SOMEBODY SET UP US THE BOMB: Meet Anita Pallenberg, the Teutonic goddess who ‘created’ the Rolling Stones.
The twenty-three-year-old Pallenberg first met the Stones backstage in Berlin in 1965. Winder invites us to picture the “Teutonic goddess” leaning against the spotty lads’ dressing room door, “her smile cocky, revealing flashes of fanglike teeth.” She dug into her pocket for a vial of amyl nitrate, then asked: “Vant to smoke a joint?” The Stones had never taken drugs before. Nor had they met a woman as intimidatingly experienced as Pallenberg. Winder notes they were used to “Carnaby Street’s trendy dolly birds with their knee socks and baby-doll dresses.” But Pallenberg had grown up “skipping school with the street kids and artists in Rome, grave-digging, beach drinking, boyfriends with Vespas, Caffè Rosati with Federico Fellini and living in Warhol’s Manhattan as a Factory girl.”

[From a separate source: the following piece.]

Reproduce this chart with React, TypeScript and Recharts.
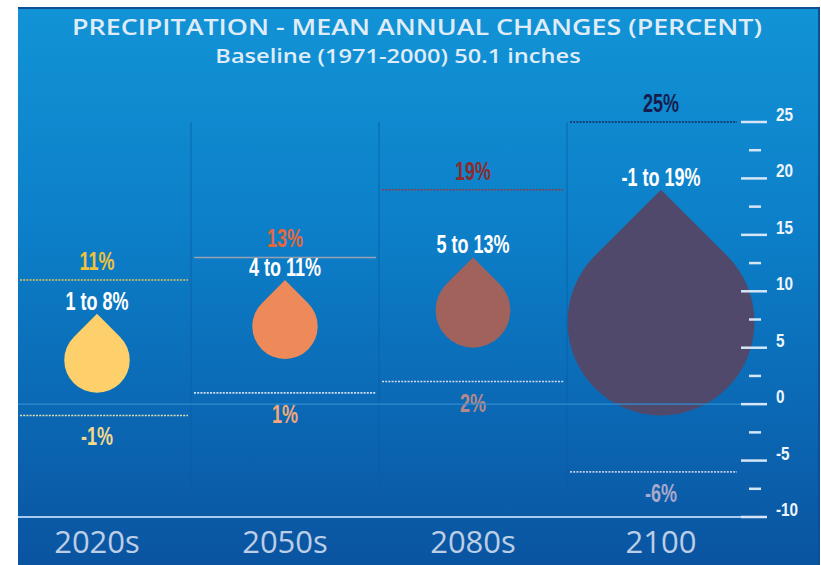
import React from 'react';
import { ComposedChart, Bar, XAxis, YAxis, CartesianGrid, ReferenceLine } from 'recharts';

const periods = ['2020s', '2050s', '2080s', '2100'];
const rangeLow = [-1, 1, 2, -6];
const rangeHigh = [11, 13, 19, 25];
const likelyLow = [1, 4, 5, -1];
const likelyHigh = [8, 11, 13, 19];
const axisTicks = [-10, -7.5, -5, -2.5, 0, 2.5, 5, 7.5, 10, 12.5, 15, 17.5, 20, 22.5, 25];

const dropColors = ['#fdd06c', '#ee8a59', '#a0625a', '#51496c'];
const topLabelColors = ['#f0c23c', '#e4683b', '#8c2b2b', '#161d4d'];
const topLineColors = ['#e6c45c', '#9aa0b4', '#8c3c4a', '#1a2a5c'];
const bottomLabelColors = ['#f2da8c', '#f3a878', '#b68a8a', '#a9a9cc'];
const bottomLineColors = ['#e0dcb0', '#d0dcf0', '#d4d8f0', '#c4c8e8'];

const data = periods.map((p, i) => ({
  period: p,
  range: [rangeLow[i], rangeHigh[i]],
  likely: [likelyLow[i], likelyHigh[i]],
  rLow: rangeLow[i],
  rHigh: rangeHigh[i],
  lLow: likelyLow[i],
  lHigh: likelyHigh[i],
}));

const condFont = "'Liberation Sans', Arial, sans-serif";
const PANEL_LEFT = 18;
const PANEL_TOP = 7;
const BORDER = 2;
const PANEL_RIGHT_LIMIT = 737;

const CondText = ({ x, y, fill, size, children }: any) => (
  <text transform={`translate(${x},${y}) scale(0.72,1)`} x={0} y={0} textAnchor="middle" fill={fill}
    fontFamily={condFont} fontWeight="bold" fontSize={size}>{children}</text>
);

const RangeShape = (props: any) => {
  const { x, y, width, height, index, payload } = props;
  const top = Math.min(y, y + height);
  const bottom = Math.max(y, y + height);
  const x1 = Math.max(x + 3, PANEL_LEFT + 2);
  const x2 = Math.min(x + width - 3, PANEL_RIGHT_LIMIT);
  const cx = x + width / 2;
  const solidTop = index === 1;
  return (
    <g>
      <line x1={x1} x2={x2} y1={top} y2={top} stroke={topLineColors[index]} strokeWidth={1.6}
        strokeDasharray={solidTop ? undefined : '2 1.2'} />
      <line x1={x1} x2={x2} y1={bottom} y2={bottom} stroke={bottomLineColors[index]} strokeWidth={1.6} strokeDasharray="2 1.2" />
      <CondText x={cx} y={top - 10} fill={topLabelColors[index]} size={25}>{payload.rHigh}%</CondText>
      <CondText x={cx} y={bottom + 30} fill={bottomLabelColors[index]} size={25}>{payload.rLow}%</CondText>
    </g>
  );
};

const DropShape = (props: any) => {
  const { x, y, width, height, index, payload } = props;
  const top = Math.min(y, y + height);
  const h = Math.abs(height);
  const r = h / (1 + Math.SQRT2);
  const cx = x + width / 2;
  const cy = top + h - r;
  const d = r / Math.SQRT2;
  const path = `M ${cx} ${top} L ${cx + d} ${cy - d} A ${r} ${r} 0 1 1 ${cx - d} ${cy - d} Z`;
  return (
    <g>
      <path d={path} fill={dropColors[index]} />
      <CondText x={cx} y={top - 4} fill="#ffffff" size={25}>{`${payload.lLow} to ${payload.lHigh}%`}</CondText>
    </g>
  );
};

const YTick = (props: any) => {
  const { x, y, payload } = props;
  const v = payload.value;
  const major = v % 5 === 0;
  return (
    <g>
      {major ? (
        <line x1={x - 14} x2={x + 12} y1={y} y2={y} stroke="#d6e6f7" strokeWidth={2.5} />
      ) : (
        <line x1={x - 6} x2={x + 6} y1={y} y2={y} stroke="#d6e6f7" strokeWidth={2.5} />
      )}
      {major && (
        <text transform={`translate(${x + 21},${y - 1}) scale(0.85,1)`} x={0} y={0} fill="#eef5fc"
          fontFamily={condFont} fontWeight="bold" fontSize={18}>{v}</text>
      )}
    </g>
  );
};

const XTick = (props: any) => {
  const { x, y, payload } = props;
  return (
    <text x={x} y={y + 36} textAnchor="middle" fill="#bccde6" fontFamily="'Open Sans', sans-serif"
      fontWeight={500} fontSize={31}>{payload.value}</text>
  );
};

export default function App() {
  return (
    <div style={{ position: 'absolute', left: 0, top: 0, width: 821, height: 565, background: '#ffffff', overflow: 'hidden' }}>
      <div style={{
        position: 'absolute', left: PANEL_LEFT, top: PANEL_TOP, width: 802, height: 558, boxSizing: 'border-box',
        borderTop: `${BORDER}px solid #0e4f92`, borderRight: `${BORDER}px solid #0e4f92`, overflow: 'hidden',
        background: 'linear-gradient(to bottom, #1293d6 0%, #0c7fc8 40%, #0b66b2 75%, #0a54a0 100%)',
      }}>
        <div style={{ position: 'absolute', left: -PANEL_LEFT, top: -PANEL_TOP - BORDER }}>
          <ComposedChart width={821} height={565} data={data} margin={{ top: 122, right: 0, bottom: 0, left: 3 }}
            barCategoryGap={0} barGap={0}>
            <CartesianGrid horizontal={false} stroke="#0b5ea6" strokeOpacity={0.8}
              verticalCoordinatesGenerator={({ offset }: any) => [1, 2, 3].map((k) => offset.left + (offset.width * k) / 4)} />
            <XAxis xAxisId="main" dataKey="period" type="category" height={48} tickSize={0} tickMargin={0}
              tick={<XTick />} axisLine={{ stroke: '#a9c9ee', strokeWidth: 2 }} tickLine={false} />
            <XAxis xAxisId="drop" dataKey="period" type="category" hide height={0} />
            <YAxis orientation="right" width={66} type="number" domain={[-10, 25]} ticks={axisTicks} interval={0}
              tickSize={0} tickMargin={0} tick={<YTick />} axisLine={false} tickLine={false} />
            <ReferenceLine xAxisId="main" y={0} stroke="#2f8dd2" strokeWidth={1.2} />
            <Bar xAxisId="main" dataKey="range" isAnimationActive={false} shape={<RangeShape />} />
            <Bar xAxisId="drop" dataKey="likely" isAnimationActive={false} shape={<DropShape />} />
          </ComposedChart>
        </div>
        <div style={{
          position: 'absolute', left: -PANEL_LEFT, top: 11 - PANEL_TOP - BORDER, width: 834, textAlign: 'center', color: '#dfecf8',
          fontFamily: "'Open Sans', sans-serif", fontSize: 22, fontWeight: 600, lineHeight: '30px', whiteSpace: 'nowrap',
          transform: 'scaleX(1.22)', transformOrigin: '417px 0',
        }}>PRECIPITATION - MEAN ANNUAL CHANGES (PERCENT)</div>
        <div style={{
          position: 'absolute', left: -PANEL_LEFT, top: 42 - PANEL_TOP - BORDER, width: 796, textAlign: 'center', color: '#dfecf8',
          fontFamily: "'Open Sans', sans-serif", fontSize: 20, fontWeight: 600, lineHeight: '28px', whiteSpace: 'nowrap',
          transform: 'scaleX(1.18)', transformOrigin: '398px 0',
        }}>Baseline (1971-2000) 50.1 inches</div>
      </div>
    </div>
  );
}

Faithfull has always credited Pallenberg with creating the Stones. She brought them swashbuckling, gender-bending flair and the cosmopolitan confidence to flout the rules. She zipped them into skirts, slipped them drugs and took them to galleries. Winder calls her a “pythoness” — a satanic majesty who humiliated, seduced, empowered, educated, bonded and divided the band as the whim took her. She goaded them into the swagger they carried into their music and they remixed tracks on her instructions.

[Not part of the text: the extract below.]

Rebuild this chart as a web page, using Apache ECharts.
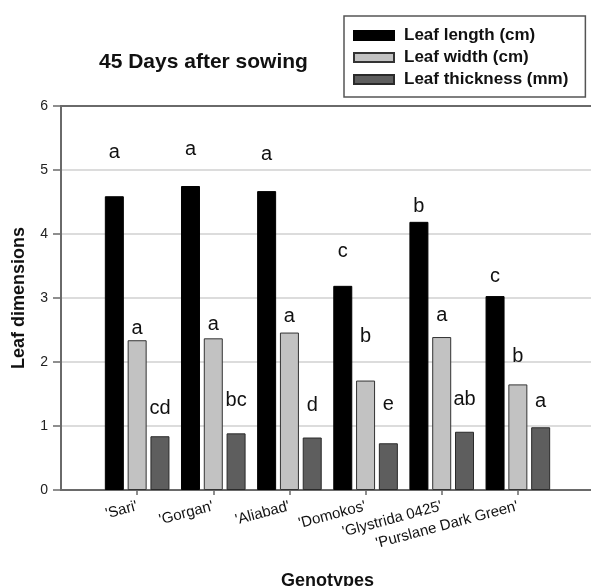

But they all struggled with her freewheeling power. Brian Jones eventually responded by blacking her eyes and ripping up the film scripts she was offered. Keith Richards initially loved her from afar, while the competitive Jagger was irked that she out-cooled his own girlfriend, the Buckinghamshire farm-raised model Chrissie Shrimpton (whom he controlled with strict curfews and gifts of children’s toys). Jagger withdrew his offer of marriage to Shrimpton and upgraded to the more intellectual Faithfull.
There’s no doubt that Pallenberg was the Stones’ muse in the late ’60s and early 1970s, when they did some of their best work. But she didn’t “create” the group. The band existed before her, and after she and Keith broke up.